This is exercise 3.8(a) from Understanding Machine Learning: from Theory to Algorithms by Shalev-Shwartz and Ben-David. I am trying to figure the exercise out for a course, but it is not homework. (I have a decent mathematical background but less so in stochastics.)
Consider a set $\mathcal X$, and joint random variables $(x,y)$ distributed according to probability distribution $\mathcal D$ on $\mathcal X \times \{0,1\}$. We think informally of the probability of $(x, 0)$ as that of finding an $x$ without a certain property, and of the probability of $(x, 1)$ as that of finding an $x$ with a certain property. Note that I'm not requiring that the distribution is discrete.
We define $f: \mathcal X \to \{0,1\}$, the "Bayes optimal predictor", by $$ f(x) = 0 \iff \mathbb P(y = 0\mid x ) \geq \frac12. $$ (I'm not 100% sure this definition even makes sense in the general case. Do we need a well-behaved distribution to speak about $\mathbb P(y = 0 \mid x)$?)
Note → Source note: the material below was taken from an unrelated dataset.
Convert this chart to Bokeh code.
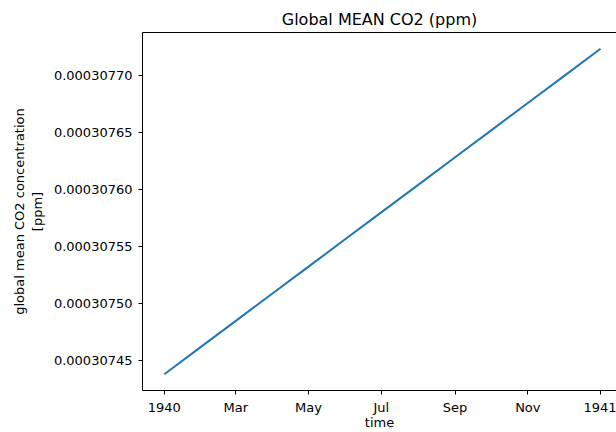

Now I want to prove that $f$ is "the best at predicting whether or not an $x$ has the property". That is, for any $h : \mathcal X \to [0, 1]$ (note the codomain) we have that $$ \mathbb P(f(x) \neq y) \leq \mathbb E[|h(x) - y|]. $$ Intuitively, this is totally obvious to me: $f$ always makes the "best guess", so even in the optimal scenario, $h$ should incur more loss. I've even proved it in the case that $h$ maps into $\{0,1\}$. However, I can't seem to be able to get the general case. I've tried to condition and split the expectation and probability into the right cases, but I keep getting stuck, partially on notation and partially on insight. I hope someone can point me in the right direction.